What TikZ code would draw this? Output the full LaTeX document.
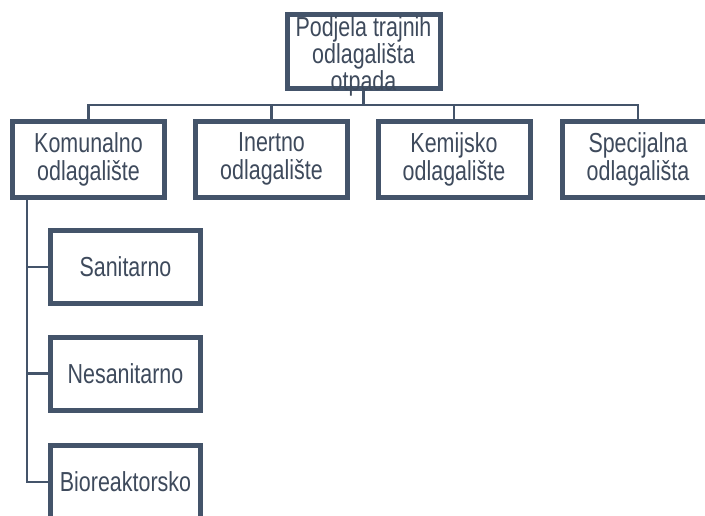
\documentclass[tikz,border=0pt]{standalone}
\usepackage{fontspec}
\setmainfont{Liberation Sans}[FakeStretch=0.78]
\definecolor{sl}{HTML}{44546A}
\definecolor{tx}{HTML}{3E4A5C}
\begin{document}
\begin{tikzpicture}[x=1pt,y=-1pt,
  box/.style={draw=sl, line width=5pt, fill=white, text=tx, align=center,
    font=\fontsize{27.5}{28}\selectfont, inner sep=0pt},
  lvl/.style={box, minimum width=152pt, minimum height=76pt},
  sub/.style={box, minimum width=150pt, minimum height=73pt},
  con/.style={draw=sl, line width=2.7pt}]
\useasboundingbox (0,0) rectangle (705,515);
\clip (0,0) rectangle (705,515);
\node[box, minimum width=153pt, minimum height=74pt] (top) at (363.5,51) {};
\node[text=tx, align=center, font=\fontsize{27.5}{27}\selectfont] (toptxt) at (363.5,56) {Podjela trajnih\\odlagališta\\otpada};
\node[lvl] (kom) at (88.5,159) {Komunalno\\odlagalište};
\node[lvl] (ine) at (271.5,159) {Inertno\\odlagalište};
\node[lvl] (kem) at (454,159) {Kemijsko\\odlagalište};
\node[lvl] (spe) at (638,159) {Specijalna\\odlagališta};
\node[sub] (san) at (125.5,267) {Sanitarno};
\node[sub] (nes) at (125.5,373.5) {Nesanitarno};
\node[sub] (bio) at (125.5,482) {Bioreaktorsko};
\coordinate (bus) at (363.5,105);
\coordinate (kv) at (27,199);
\draw[con] (top.south) -- (bus);
\draw[con] (kom.north) |- (bus) -| (spe.north);
\draw[con] (ine.north) -- (ine.north |- bus);
\draw[con] (kem.north) -- (kem.north |- bus);
\draw[con] (kv) |- (san.west);
\draw[con] (kv) |- (nes.west);
\draw[con] (kv) |- (bio.west);
\end{tikzpicture}
\end{document}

DIRECTIVE: From the data above, copy each line where the string "draw" appears.

SOLUTION TO THE PROBLEM:
What TikZ code would draw this? Output the full LaTeX document.
  box/.style={draw=sl, line width=5pt, fill=white, text=tx, align=center,
  con/.style={draw=sl, line width=2.7pt}]
\draw[con] (top.south) -- (bus);
\draw[con] (kom.north) |- (bus) -| (spe.north);
\draw[con] (ine.north) -- (ine.north |- bus);
\draw[con] (kem.north) -- (kem.north |- bus);
\draw[con] (kv) |- (san.west);
\draw[con] (kv) |- (nes.west);
\draw[con] (kv) |- (bio.west);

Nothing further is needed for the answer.